Перчатку вывернули дважды

Глеб Ситковский, Вечерний клуб от 12 марта 2001

Ростана в России любят сильно, ставят много. Только в этом сезоне в Москве появилось два «Сирано» (один мхатовский с Виктором Гвоздицким, другой вахтанговский с Максимом Сухановым), а на подходе, между прочим, ещё «Шантеклер» в «Сатириконе».

Интерпретируется роль Сирано де Бержерака обычно одним из трех способов — его играют или поэтом, или бретером, или любовником. Виктор Гвоздицкий, например, в последней сценической версии ростановской пьесы выбирает первый путь: пренебрегая и боевым искусством, и любовным томлением, весь отдается на волю стиха.

Что же до Максима Суханова, то, право, его Сирано с накладным носом трудно классифицировать. Верней всего сказать, что он похож на Нос майора Ковалева из повести Гоголя. То его по ошибке с хлебом запекают, то он статским советником сказывается. То он оборачивается тапером в театре (так обманом проникнет де Бержерак на сцену в самом начале спектакля), а то пришельцем с Луны. Этот человек-нос вместо шпаги орудует шваброй, меланхолически музицирует на рояле (звук живой; кроме того, как указано в программке, Суханов сам писал музыку вместе с Алексеем Шелыгиным) и носит немыслимые цветистые одежды (художник Павел Каплевич).

Но эту нечеловечью сухановскую повадку, эту его текучую пластику и манеру разговора можно было предсказать загодя. Заранее предсказывали некоторые и то, что, как всегда у Мирзоева, пьеса, словно перчатка, вывернется наизнанку, и спектакль впору будет называть «Стеб де Бержерак». Но вышло не так. Если перчатка и была вывернута, то дважды, в обе стороны, и теперь, как ни в чем не бывало, снова сидит на своем месте. Сначала расшатать каждый позвонок, а потом сделать «все, как было», — так работает Владимир Мирзоев в этом спектакле.

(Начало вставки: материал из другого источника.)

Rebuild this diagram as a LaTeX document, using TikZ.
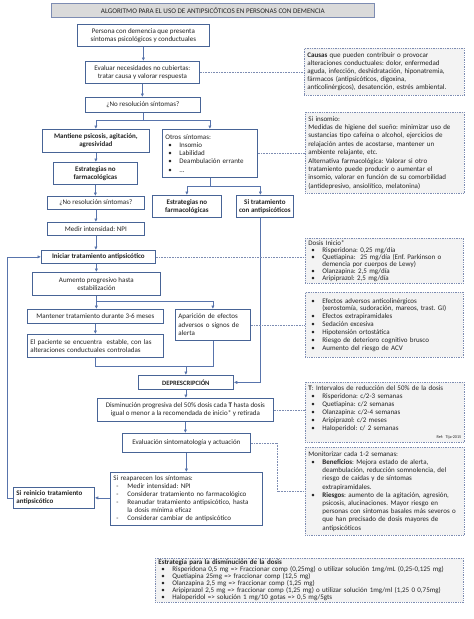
\documentclass[tikz,border=0pt]{standalone}
\usepackage{fontspec}
\setmainfont{Carlito}
\usetikzlibrary{arrows.meta,calc}
\definecolor{boxc}{RGB}{72,100,150}
\definecolor{arrc}{RGB}{88,116,172}
\definecolor{dotc}{RGB}{125,140,178}
\definecolor{grayf}{RGB}{243,243,243}
\definecolor{titlef}{RGB}{218,218,218}
\definecolor{txt}{RGB}{35,35,35}
\newcommand\fs{\fontsize{7}{8.3}\selectfont}
\newcommand\fz[1]{\fontsize{7}{#1}\selectfont}
\newcommand\bl{\makebox[14pt][l]{\hspace{3pt}•}}
\newcommand\dsh{\makebox[14pt][l]{\hspace{3pt}-}}
\newcommand\cl{\hspace*{14pt}}
\frenchspacing
\begin{document}
\begin{tikzpicture}[x=1pt,y=-1pt,
 mbox/.style={draw=boxc, line width=0.75pt, fill=white, anchor=north west, inner xsep=2pt, inner ysep=0pt, font=\fs, align=center, text=txt},
 lbox/.style={mbox, align=left, inner xsep=3pt},
 nbox/.style={draw=dotc, densely dotted, line width=0.75pt, fill=grayf, anchor=north west, inner xsep=3pt, inner ysep=0pt, font=\fs, align=left, text=txt},
 arr/.style={draw=arrc, line width=0.6pt, -{Latex[length=3.5pt,width=3.2pt]}},
 ln/.style={draw=arrc, line width=0.6pt},
 dotl/.style={draw=dotc, densely dotted, line width=0.6pt}]
\useasboundingbox[fill=white] (0,0) rectangle (474,619);
% title
\node[draw=dotc, line width=0.75pt, fill=titlef, anchor=north west, minimum width=323pt, minimum height=14pt, inner sep=0pt, font=\fontsize{7.1}{8}\selectfont, text=txt] (t) at (51,3) {ALGORITMO PARA EL USO DE ANTIPSICÓTICOS EN PERSONAS CON DEMENCIA};
% left column
\node[mbox, minimum width=132pt, minimum height=22pt] (b1) at (77,24) {Persona con demencia que presenta\\ síntomas psicológicos y conductuales};
\node[mbox, minimum width=114pt, minimum height=22pt] (b2) at (85,61) {Evaluar necesidades no cubiertas:\\ tratar causa y valorar respuesta};
\node[mbox, minimum width=115pt, minimum height=15pt] (b3) at (85,97) {¿No resolución síntomas?};
\node[mbox, minimum width=107pt, minimum height=23pt, font=\fs\bfseries] (b4) at (42,129) {Mantiene psicosis, agitación,\\ agresividad};
\node[lbox, minimum width=95pt, minimum height=48pt, text width=89pt, font=\fz{8.2}] (b5) at (162,129) {Otros síntomas:\\ \bl Insomio\\ \bl Labilidad\\ \bl Deambulación errante\\ \bl ...};
\node[mbox, minimum width=84pt, minimum height=22pt, font=\fs\bfseries] (b6) at (53,162) {Estrategias no\\ farmacológicas};
\node[mbox, minimum width=97pt, minimum height=13pt] (b7) at (47,196) {¿No resolución síntomas?};
\node[mbox, minimum width=97pt, minimum height=13pt] (b8) at (47,222) {Medir intensidad: NPI};
\node[mbox, minimum width=69pt, minimum height=22pt, font=\fs\bfseries] (b9) at (152,195) {Estrategias no\\ farmacológicas};
\node[mbox, minimum width=57pt, minimum height=22pt, inner xsep=1pt, font=\fs\bfseries] (b10) at (236,195) {Si tratamiento\\ con antipsicóticos};
\node[mbox, minimum width=114pt, minimum height=13pt, font=\fs\bfseries] (b11) at (41,250) {Iniciar tratamiento antipsicótico};
\node[mbox, minimum width=128pt, minimum height=23pt] (b12) at (32,272) {Aumento progresivo hasta\\ estabilización};
\node[mbox, minimum width=136pt, minimum height=14pt] (b13) at (27,309) {Mantener tratamiento durante 3-6 meses};
\node[lbox, minimum width=75pt, minimum height=31pt, text width=69pt] (b14) at (175,309) {Aparición de efectos\\ adversos o signos de\\ alerta};
\node[lbox, minimum width=136pt, minimum height=23pt, text width=130pt] (b15) at (27,334) {El paciente se encuentra\ \ estable, con las\\ alteraciones conductuales controladas};
\node[mbox, minimum width=95pt, minimum height=14pt, font=\fontsize{6.6}{7.5}\selectfont\bfseries] (b16) at (138,375) {DEPRESCRIPCIÓN};
\node[mbox, minimum width=176pt, minimum height=23pt] (b17) at (97,398) {Disminución progresiva del 50\% dosis cada \textbf{T} hasta dosis\\ igual o menor a la recomendada de inicio* y retirada};
\node[mbox, minimum width=128pt, minimum height=19pt] (b18) at (122,433) {Evaluación sintomatología y actuación};
\node[lbox, minimum width=152pt, minimum height=53pt, text width=146pt, font=\fz{8.0}] (b19) at (110,472) {Si reaparecen los síntomas:\\ \dsh Medir intensidad: NPI\\ \dsh Considerar tratamiento no farmacológico\\ \dsh Reanudar tratamiento antipsicótico, hasta\\ \cl la dosis mínima eficaz\\ \dsh Considerar cambiar de antipsicótico};
\node[lbox, minimum width=81pt, minimum height=21pt, text width=75pt, font=\fs\bfseries] (b20) at (13,487) {Si reinicio tratamiento\\ antipsicótico};
% right column
\node[nbox, minimum width=160pt, minimum height=47pt, text width=154pt, font=\fz{8.0}] (r1) at (304,48) {\textbf{Causas} que pueden contribuir o provocar\\ alteraciones conductuales: dolor, enfermedad\\ aguda, infección, deshidratación, hiponatremia,\\ fármacos (antipsicóticos, digoxina,\\ anticolinérgicos), desatención, estrés ambiental.};
\node[nbox, minimum width=159pt, minimum height=81pt, text width=153pt, font=\fz{8.4}] (r2) at (305,112) {Si insomio:\\ Medidas de higiene del sueño: minimizar uso de\\ sustancias tipo cafeína o alcohol, ejercicios de\\ relajación antes de acostarse, mantener un\\ ambiente relajante, etc.\\ Alternativa farmacológica: Valorar si otro\\ tratamiento puede producir o aumentar el\\ insomio, valorar en función de su comorbilidad\\ (antidepresivo, ansiolítico, melatonina)};
\node[nbox, minimum width=158pt, minimum height=45pt, text width=152pt, font=\fz{7.1}] (r3) at (305,238) {Dosis Inicio*\\ \bl Risperidona: 0,25 mg/día\\ \bl Quetiapina:\ \ 25 mg/día (Enf. Parkinson o\\ \cl demencia por cuerpos de Lewy)\\ \bl Olanzapina: 2,5 mg/día\\ \bl Aripiprazol: 2,5 mg/día};
\node[nbox, minimum width=158pt, minimum height=65pt, text width=152pt, font=\fz{7.9}] (r4) at (305,292) {\bl Efectos adversos anticolinérgicos\\ \cl (xerostomía, sudoración, mareos, trast. GI)\\ \bl Efectos extrapiramidales\\ \bl Sedación excesiva\\ \bl Hipotensión ortostática\\ \bl Riesgo de deterioro cognitivo brusco\\ \bl Aumento del riesgo de ACV};
\node[nbox, minimum width=159pt, minimum height=60pt, text width=153pt, font=\fz{7.9}] (r5) at (305,382) {\textbf{T}: Intervalos de reducción del 50\% de la dosis\\ \bl Risperidona: c/2-3 semanas\\ \bl Quetiapina: c/2 semanas\\ \bl Olanzapina: c/2-4 semanas\\ \bl Aripiprazol: c/2 meses\\ \bl Haloperidol: c/ 2 semanas\\ \hspace*{\fill}{\fontsize{4.2}{5}\selectfont Ref: Tija-2015}};
\node[nbox, minimum width=159pt, minimum height=88pt, text width=153pt, font=\fz{8.2}] (r6) at (305,447) {Monitorizar cada 1-2 semanas:\\ \bl \textbf{Beneficios}: Mejora estado de alerta,\\ \cl deambulación, reducción somnolencia, del\\ \cl riesgo de caídas y de síntomas\\ \cl extrapiramidales.\\ \bl \textbf{Riesgos}: aumento de la agitación, agresión,\\ \cl psicosis, alucinaciones. Mayor riesgo en\\ \cl personas con síntomas basales más severos o\\ \cl que han precisado de dosis mayores de\\ \cl antipsicóticos};
\node[nbox, minimum width=308pt, minimum height=44pt, text width=302pt, font=\fz{7.0}] (r7) at (155,558) {\textbf{Estrategia para la disminución de la dosis}\\ \bl Risperidona 0,5 mg => Fraccionar comp (0,25mg) o utilizar solución 1mg/mL (0,25-0,125 mg)\\ \bl Quetiapina 25mg => fraccionar comp (12,5 mg)\\ \bl Olanzapina 2,5 mg => fraccionar comp (1,25 mg)\\ \bl Aripiprazol 2,5 mg => fraccionar comp (1,25 mg) o utilizar solución 1mg/ml (1,25 0 0,75mg)\\ \bl Haloperidol => solución 1 mg/10 gotas => 0,5 mg/5gts};
% connectors
\coordinate (y1) at (0,120);
\coordinate (y2) at (0,186);
\coordinate (y3) at (0,301);
\coordinate (y4) at (0,366);
\draw[arr] (b1.south) -- (b1.south |- b2.north);
\draw[arr] (b2.south) -- (b2.south |- b3.north);
\draw[ln] (b3.south) -- (b3.south |- y1);
\draw[arr] (b3.south |- y1) -| (b4.north);
\draw[arr] (b3.south |- y1) -| (b5.north);
\draw[arr] (b4.south) -- (b4.south |- b6.north);
\draw[arr] (b6.south) -- (b6.south |- b7.north);
\draw[arr] (b7.south) -- (b7.south |- b8.north);
\draw[arr] (b8.south) -- (b8.south |- b11.north);
\draw[ln] (b5.south) -- (b5.south |- y2);
\draw[arr] (b5.south |- y2) -| (b9.north);
\draw[arr] (b5.south |- y2) -| ([xshift=-4.5pt]b10.north);
\draw[arr] ([xshift=-4.5pt]b10.south) |- (b16.east);
\draw[arr] (b12.north |- b11.south) -- (b12.north);
\draw[ln] (b12.south) -- (b12.south |- y3);
\draw[arr] (b12.south |- y3) -- (b12.south |- b13.north);
\draw[arr] (b12.south |- y3) -| (b14.north);
\draw[arr] (b13.south) -- (b13.south |- b15.north);
\draw[ln] (b15.south) |- (b14.south |- y4) -- (b14.south);
\draw[arr] (b16.north |- y4) -- (b16.north);
\draw[arr] (b16.south) -- (b16.south |- b17.north);
\draw[arr] (b17.south) -- (b17.south |- b18.north);
\draw[arr] (b18.south) -- (b18.south |- b19.north);
\draw[arr] (b19.west |- b20.east) -- (b20.east);
\draw[arr] (b20.west) -- ++(-6,0) |- (b11.west);
% dotted links
\draw[dotl] (b2.east) -- (b2.east -| r1.west);
\draw[dotl] (b5.east) -- (b5.east -| r2.west);
\draw[dotl] (b11.east) -- (b11.east -| r3.west);
\draw[dotl] (b14.east) -- (b14.east -| r4.west);
\draw[dotl] (b17.east) -- (b17.east -| r5.west);
\draw[dotl] (b18.east) -- ++(27,0) |- (r6.west);
\end{tikzpicture}
\end{document}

У Конан Дойля был рассказ «Пляшущие человечки», где веселые пританцовывающие фигуры людей составляли на бумаге текст с весьма мрачным содержанием. Так же вышло и в этом спектакле. Алла Коженкова создала декорацию с пляшущими, обнимающимися и совокупляющимися фигурками мужчин и женщин, которые уподоблены буквам алфавита. Такими же смешными буковками смотрятся на сцене и этот жалкий и нелепый Сирано, и эта умная и забавная Роксана (Ирина Купченко). В начале спектакля в зале очень много смеются традиционным мирзоевским гэгам, но потом люди-буковки словно сами собой пускаются в пляс и складываются в истинную трагедию.

Перед премьерой казалось, что Ирина Купченко — сомнительная кандидатура на роль Роксаны: иная возрастная категория все-таки. Но сомнения пропадают, когда она только выходит на, сцену. У этой Роксаны нет возраста так же, как нет его у Луны, притягивающей к При ней Сирано-Суханов смущается, глупо хихикает и ковыряет носком землю, при ней глаза его затуманиваются, и он начинает что-то бормотать себе под нос, прислушиваясь к далекой музыке сфер. «О! Как читает он!» — воскликнет пораженная Роксана, когда дело подойдет к развязке. И с ней нельзя будет не согласиться: читает Суханов и вправду необычно — не по-актерски, а по-поэтически, следуя закадровым интонациям Арсения Тарковского в фильме «Зеркало».

Судьба этого Сирано — всегда быть в тени, всегда суфлерствовать (в сцене у балкона он, кстати, презабавно подсказывает Кристиану на языке глухонемых). Поэтому у Мирзоева он и не умрет, а просто уйдет со света в тень, сняв перед этим длинный нос и нацепив накладные носы всем оставшимся жить (кроме Роксаны). И если уж вспоминать Арсения Тарковского, то про Сирано-Суханова хочется сказать, как о той диковинной бабочке, что воспел поэт: «Из света в тень перелетая, Она сама и тень, и свет. Где родилась она такая, Почти лишенная примет?».